-- start --

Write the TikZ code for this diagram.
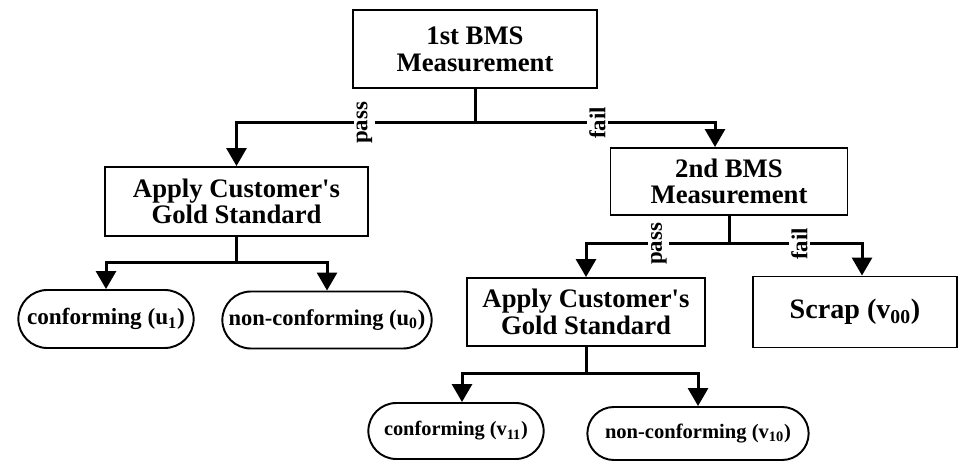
\documentclass[tikz,border=0pt]{standalone}
\usepackage{fontspec}
\setmainfont{Liberation Serif}
\usetikzlibrary{arrows.meta,shapes.misc}

\begin{document}
\begin{tikzpicture}[thick,
    box_style/.style = {draw, rectangle, line width=1.1pt, align=center, font=\bfseries\fontsize{15.2}{15.2}\selectfont},
    end_style/.style = {draw, rounded rectangle, line width=1.1pt, align=center, font=\bfseries\fontsize{13.2}{14}\selectfont},
    line_style/.style = {line width=1.7pt},
    arrow_style/.style = {line_style, -{Triangle[width=0.4cm, length=0.36cm]}},
    label_style/.style = {rotate=90, fill=white, inner sep=1.5pt, font=\bfseries\fontsize{13}{13}\selectfont}]

\useasboundingbox (0,0) rectangle (19.18,-9.22);

% first measurement
\node[box_style, minimum width=4.88cm, minimum height=1.56cm] (m1) at (9.5,-0.98) {1st BMS\\Measurement};

\node[box_style, below of=m1, node distance=3.05cm, xshift=-4.77cm, minimum width=5.26cm, minimum height=1.38cm] (g1) {Apply Customer\textquotesingle s\\Gold Standard};

\node[box_style, below of=m1, node distance=2.65cm, xshift=5.08cm, minimum width=4.74cm, minimum height=1.34cm] (m2) {2nd BMS\\Measurement};

% outcomes after pass
\node[end_style, below of=g1, node distance=2.35cm, xshift=-2.61cm, minimum width=3.74cm, minimum height=1.16cm] (c1) {conforming (u\textsubscript{1})};

\node[end_style, below of=g1, node distance=2.37cm, xshift=1.81cm, minimum width=4.42cm, minimum height=1.14cm, font=\bfseries\fontsize{12.8}{14}\selectfont] (n1) {non-conforming (u\textsubscript{0})};

% second measurement
\node[box_style, below of=m2, node distance=2.61cm, xshift=-2.86cm, minimum width=4.76cm, minimum height=1.36cm] (g2) {Apply Customer\textquotesingle s\\Gold Standard};

\node[box_style, below of=m2, node distance=2.61cm, xshift=2.52cm, minimum width=4.08cm, minimum height=1.42cm, font=\bfseries\fontsize{16}{17}\selectfont] (s) {Scrap (v\textsubscript{00})};

\node[end_style, below of=g2, node distance=2.38cm, xshift=-2.60cm, minimum width=3.74cm, minimum height=1.12cm, font=\bfseries\fontsize{11.6}{13}\selectfont] (c2) {conforming (v\textsubscript{11})};

\node[end_style, below of=g2, node distance=2.43cm, xshift=2.24cm, minimum width=4.66cm, minimum height=1.06cm, font=\bfseries\fontsize{11.7}{13}\selectfont] (n2) {non-conforming (v\textsubscript{10})};

% junctions
\coordinate (j1) at ([yshift=-0.68cm]m1.south);
\coordinate (j2) at ([yshift=-0.52cm]g1.south);
\coordinate (j3) at ([yshift=-0.56cm]m2.south);
\coordinate (j4) at ([yshift=-0.54cm]g2.south);

% 1st measurement -> pass / fail
\draw[line_style] (m1) -- (j1);
\draw[arrow_style] (j1) -| node[label_style, pos=0.232] {pass} (g1);
\draw[arrow_style] (j1) -| node[label_style, pos=0.255] {fail} ([xshift=-0.28cm]m2.north);

% gold standard -> outcomes
\draw[line_style] (g1) -- (j2);
\draw[arrow_style] (j2) -| (c1);
\draw[arrow_style] (j2) -| (n1);

% 2nd measurement -> pass / fail
\draw[line_style] (m2) -- (j3);
\draw[arrow_style] (j3) -| node[label_style, pos=0.245] {pass} (g2);
\draw[arrow_style] (j3) -| node[label_style, pos=0.265] {fail} ([xshift=0.14cm]s.north);

% gold standard -> outcomes
\draw[line_style] (g2) -- (j4);
\draw[arrow_style] (j4) -| ([xshift=0.12cm]c2.north);
\draw[arrow_style] (j4) -| (n2);

\end{tikzpicture}
\end{document}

-- end --

■ Goal: Copy exactly the lines running from the beginning of the listing through the line that has "distance=2.37cm, xshift=1.81cm, minimum". Drop the pictures.

■ Exercise result:
Write the TikZ code for this diagram.
\documentclass[tikz,border=0pt]{standalone}
\usepackage{fontspec}
\setmainfont{Liberation Serif}
\usetikzlibrary{arrows.meta,shapes.misc}

\begin{document}
\begin{tikzpicture}[thick,
    box_style/.style = {draw, rectangle, line width=1.1pt, align=center, font=\bfseries\fontsize{15.2}{15.2}\selectfont},
    end_style/.style = {draw, rounded rectangle, line width=1.1pt, align=center, font=\bfseries\fontsize{13.2}{14}\selectfont},
    line_style/.style = {line width=1.7pt},
    arrow_style/.style = {line_style, -{Triangle[width=0.4cm, length=0.36cm]}},
    label_style/.style = {rotate=90, fill=white, inner sep=1.5pt, font=\bfseries\fontsize{13}{13}\selectfont}]

\useasboundingbox (0,0) rectangle (19.18,-9.22);

% first measurement
\node[box_style, minimum width=4.88cm, minimum height=1.56cm] (m1) at (9.5,-0.98) {1st BMS\\Measurement};

\node[box_style, below of=m1, node distance=3.05cm, xshift=-4.77cm, minimum width=5.26cm, minimum height=1.38cm] (g1) {Apply Customer\textquotesingle s\\Gold Standard};

\node[box_style, below of=m1, node distance=2.65cm, xshift=5.08cm, minimum width=4.74cm, minimum height=1.34cm] (m2) {2nd BMS\\Measurement};

% outcomes after pass
\node[end_style, below of=g1, node distance=2.35cm, xshift=-2.61cm, minimum width=3.74cm, minimum height=1.16cm] (c1) {conforming (u\textsubscript{1})};

\node[end_style, below of=g1, node distance=2.37cm, xshift=1.81cm, minimum width=4.42cm, minimum height=1.14cm, font=\bfseries\fontsize{12.8}{14}\selectfont] (n1) {non-conforming (u\textsubscript{0})};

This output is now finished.